Vector addition is a fundamental operation in vector algebra that allows us to combine two or more vectors to produce a resultant vector. To add two vectors, like \(\mathbf{v}\) and \(\mathbf{w}\), you sum their corresponding components. In mathematical terms, if \(\mathbf{v} = a\mathbf{i} + b\mathbf{j}\) and \(\mathbf{w} = c\mathbf{i} + d\mathbf{j}\), then their sum \(\mathbf{v} + \mathbf{w}\) is \((a+c)\mathbf{i} + (b+d)\mathbf{j}\).
This simple addition of components helps in various applications, such as graphical representations or solving physics problems involving directions.
Since vectors are directional entities with both magnitude and direction, vector addition is crucial in fields like engineering and physics for accurately representing combined forces and velocities.

• Notably, vector addition is commutative, meaning \(\mathbf{v} + \mathbf{w} = \mathbf{w} + \mathbf{v}\).

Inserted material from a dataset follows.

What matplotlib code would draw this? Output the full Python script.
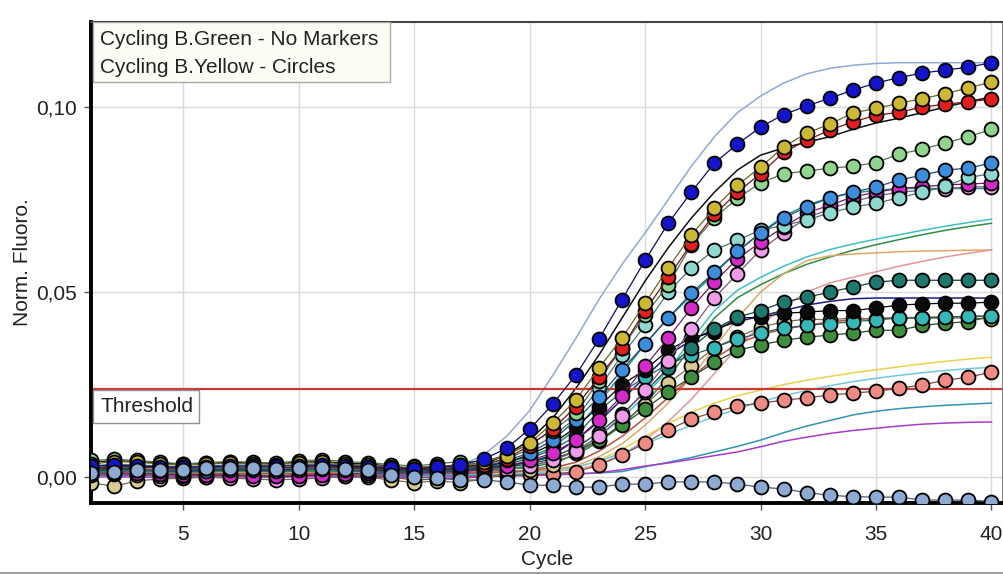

The magnitude of a vector represents the length or size of the vector. For a vector expressed in the format \(\mathbf{a} = x\mathbf{i} + y\mathbf{j}\), the magnitude is computed using the Pythagorean theorem, given by the formula \(\|\mathbf{a}\| = \sqrt{x^2 + y^2}\).
This measurement is crucial because it provides the scale for the vector’s direction, making it vital in calculations involving physical quantities like displacement, force, or velocity.
Calculating the magnitude is also essential when comparing different vectors to understand how one vector's size relates to another. For instance, in our problem, after calculating the magnitudes of \(\mathbf{v} + \mathbf{w}\) and subtracting \(\mathbf{v} - \mathbf{w}\), we're handling these magnitudes to find differences in scales.

Scalar multiplication involves multiplying a vector by a real number (a scalar). This operation changes the magnitude of the vector while preserving its direction if the scalar is positive.
For a vector \(\mathbf{a} = x\mathbf{i} + y\mathbf{j}\) and a scalar \(k\), the product \(k\mathbf{a}\) is \((kx)\mathbf{i} + (ky)\mathbf{j}\).

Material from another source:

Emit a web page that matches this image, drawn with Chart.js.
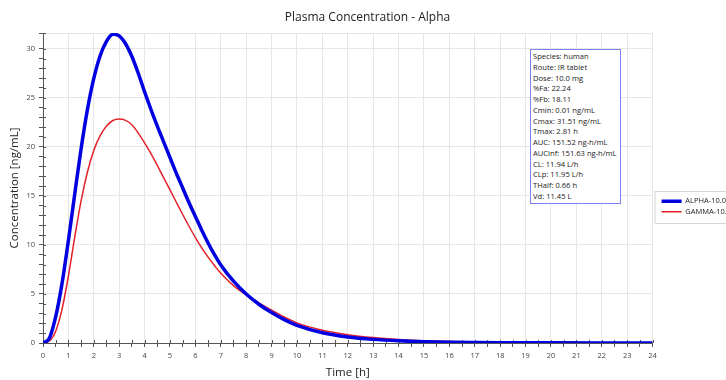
<!DOCTYPE html>
<html lang="en">
<head>
  <meta charset="UTF-8">
  <title>Plasma Concentration - Alpha</title>
  <script src="https://cdn.jsdelivr.net/npm/chart.js"></script>
  <style>
    html, body { margin: 0; padding: 0; background: #fff; overflow: hidden; width: 726px; height: 380px; }
    #wrap { position: relative; height: 380px; }
    #stats {
      position: absolute; left: 530px; top: 49px; width: 91px; height: 155px;
      box-sizing: border-box; border: 1px solid #7f7ff2; background: #fff;
      padding: 1px 0 0 2px; font: 7.6px 'Open Sans', sans-serif; line-height: 10.77px; color: #222;
      white-space: nowrap;
    }
  </style>
</head>
<body>
  <div id="wrap">
    <canvas id="pk" height="380"></canvas>
    <div id="stats"></div>
  </div>

  <script>
    const hours = [0, 0.25, 0.5, 0.75, 1, 1.25, 1.5, 1.75, 2, 2.25, 2.5, 2.75, 3, 3.25, 3.5, 3.75, 4, 4.25, 4.5, 4.75, 5,
      5.25, 5.5, 5.75, 6, 6.25, 6.5, 6.75, 7, 7.5, 8, 8.5, 9, 9.5, 10, 11, 12, 13, 14, 15, 16, 18, 20, 22, 24];
    const alpha = [0, 0.49, 2.68, 6.08, 10.45, 15.19, 19.8, 23.81, 26.97, 29.28, 30.74, 31.47, 31.3, 30.5, 29.2, 27.5, 25.6, 23.8, 22.1, 20.5, 18.9,
      17.3, 15.8, 14.3, 12.9, 11.5, 10.2, 9.0, 7.95, 6.3, 5.0, 3.95, 3.1, 2.38, 1.8, 1.05, 0.62, 0.37, 0.22, 0.13, 0.08, 0.03, 0.015, 0.01, 0.01];
    const gamma = [0, 0.2, 1.2, 3.45, 6.83, 10.78, 14.48, 17.43, 19.63, 21.13, 22.13, 22.68, 22.83, 22.7, 22.25, 21.4, 20.4, 19.3, 18.1, 16.85, 15.6,
      14.35, 13.1, 11.9, 10.75, 9.7, 8.75, 7.9, 7.1, 5.85, 4.9, 4.1, 3.35, 2.65, 2.05, 1.3, 0.85, 0.55, 0.35, 0.22, 0.15, 0.07, 0.04, 0.03, 0.02];
    const seriesNames = ['ALPHA-10.0', 'GAMMA-10.0'];
    const statLines = ['Species: human', 'Route: IR tablet', 'Dose: 10.0 mg', '%Fa: 22.24', '%Fb: 18.11',
      'Cmin: 0.01 ng/mL', 'Cmax: 31.51 ng/mL', 'Tmax: 2.81 h', 'AUC: 151.52 ng-h/mL', 'AUCinf: 151.63 ng-h/mL',
      'CL: 11.94 L/h', 'CLp: 11.95 L/h', 'THalf: 0.66 h', 'Vd: 11.45 L'];

    const FONT = "'Open Sans', sans-serif";
    const gridCol = '#e6e6e6';
    const axisCol = '#555';

    document.getElementById('stats').innerHTML = statLines.map(s => `<div>${s}</div>`).join('');

    // size the canvas so the plot ends at x=653 and the legend runs off the right edge
    const m = document.createElement('canvas').getContext('2d');
    m.font = `7.5px ${FONT}`;
    const legendW = 3 + 20 + 3.75 + Math.max(...seriesNames.map(t => m.measureText(t).width)) + 10;
    const cv = document.getElementById('pk');
    cv.width = Math.round(653 + legendW);

    const legendFrame = {
      id: 'legendFrame',
      afterLayout(chart) {
        chart.legend.left += 6;
        chart.legend.right += 6;
      },
      afterDraw(chart) {
        const lg = chart.legend;
        const hb = lg.legendHitBoxes;
        if (!hb.length) return;
        const top = Math.min(...hb.map(b => b.top)) - 7;
        const bot = Math.max(...hb.map(b => b.top + b.height)) + 7;
        const ctx = chart.ctx;
        ctx.save();
        ctx.strokeStyle = '#d6d6d6';
        ctx.lineWidth = 1;
        ctx.strokeRect(lg.left - 3.5, Math.round(top) + 0.5, 200, Math.round(bot - top));
        ctx.restore();
      }
    };

    // tick marks also poke into the plot, like the original
    const innerTicks = {
      id: 'innerTicks',
      beforeDatasetsDraw(chart) {
        const { ctx, chartArea: a, scales: { x, y } } = chart;
        ctx.save();
        ctx.strokeStyle = axisCol;
        ctx.lineWidth = 1;
        ctx.beginPath();
        x.ticks.forEach(t => {
          const px = Math.round(x.getPixelForValue(t.value)) + 0.5;
          ctx.moveTo(px, a.bottom);
          ctx.lineTo(px, a.bottom - 3);
        });
        y.ticks.forEach(t => {
          const py = Math.round(y.getPixelForValue(t.value)) + 0.5;
          ctx.moveTo(a.left, py);
          ctx.lineTo(a.left + 3, py);
        });
        ctx.stroke();
        ctx.restore();
      }
    };

    new Chart(cv, {
      type: 'line',
      data: {
        labels: hours,
        datasets: [
          { label: seriesNames[0], data: alpha, borderColor: '#0000e0', backgroundColor: '#0000e0', borderWidth: 3.5,
            pointRadius: 0, cubicInterpolationMode: 'monotone', fill: false },
          { label: seriesNames[1], data: gamma, borderColor: '#e3212a', backgroundColor: '#e3212a', borderWidth: 1.5,
            pointRadius: 0, cubicInterpolationMode: 'monotone', fill: false }
        ]
      },
      options: {
        responsive: false,
        animation: false,
        layout: { padding: 0 },
        scales: {
          x: {
            type: 'linear', min: 0, max: 24,
            ticks: { stepSize: 0.5, autoSkip: false, maxRotation: 0, padding: 4, color: '#444',
              font: { family: FONT, size: 7.5 },
              callback: v => Number.isInteger(v) ? v : '' },
            grid: { color: c => Number.isInteger(c.tick.value) ? gridCol : 'transparent',
              tickColor: axisCol, tickLength: 4 },
            border: { color: axisCol },
            title: { display: true, text: 'Time [h]', color: '#222', font: { family: FONT, size: 11.5 }, padding: { top: 0, bottom: 0 } },
            afterFit: s => { s.height = 37; }
          },
          y: {
            min: 0, max: 31.6,
            ticks: { stepSize: 1, autoSkip: false, padding: 4, color: '#444',
              font: { family: FONT, size: 7.5 },
              callback: v => v % 5 === 0 ? v : '' },
            grid: { color: c => (c.tick.value % 5 === 0 || c.tick.value === 31.6) ? gridCol : 'transparent',
              tickColor: axisCol, tickLength: 4 },
            border: { color: axisCol },
            title: { display: true, text: 'Concentration [ng/mL]', color: '#222', font: { family: FONT, size: 11.5 }, padding: { top: 8, bottom: 0 } },
            afterFit: s => { s.width = 43; }
          }
        },
        plugins: {
          title: { display: true, text: 'Plasma Concentration - Alpha', color: '#222',
            font: { family: FONT, size: 12, weight: 'normal' }, padding: { top: 10.5, bottom: 8.1 } },
          legend: {
            position: 'right',
            title: { display: true, text: ' ', font: { size: 1 }, padding: { top: 16, bottom: 16 } },
            labels: { usePointStyle: true, pointStyle: 'line', pointStyleWidth: 20, padding: 3,
              color: '#222', font: { family: FONT, size: 7.5 } }
          },
          tooltip: { enabled: false }
        }
      },
      plugins: [legendFrame, innerTicks]
    });
  </script>
</body>
</html>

• If \(k\) is positive, the vector stretches, maintaining the same direction.
• If \(k\) is negative, it flips the vector's direction.

Scalar multiplication is essential for mathematical modeling in physics and engineering by allowing vectors to be resized depending on the specific conditions or constraints of the problem.
It is also used in scaling vectors to unit vectors, which helps in finding direction without regard to magnitude.

Vector subtraction is similar to vector addition but involves finding the difference between two vectors. To subtract vector \(\mathbf{w}\) from vector \(\mathbf{v}\), you subtract the components of \(\mathbf{w}\) from the corresponding components of \(\mathbf{v}\).
If \(\mathbf{v} = a\mathbf{i} + b\mathbf{j}\) and \(\mathbf{w} = c\mathbf{i} + d\mathbf{j}\), then their difference \(\mathbf{v} - \mathbf{w}\) is \((a-c)\mathbf{i} + (b-d)\mathbf{j}\).
Subtraction of vectors is useful in determining the relative position or speed of one object with respect to another, which is frequent in physics problems such as velocity analysis.

• Vector subtraction can be visualized geometrically by the tip-to-tail method, where the second vector is reversed and added to the first.

Understanding this concept enhances problem-solving capabilities where directional differences are crucial, such as navigating planes, boats, or even paths in computer graphics.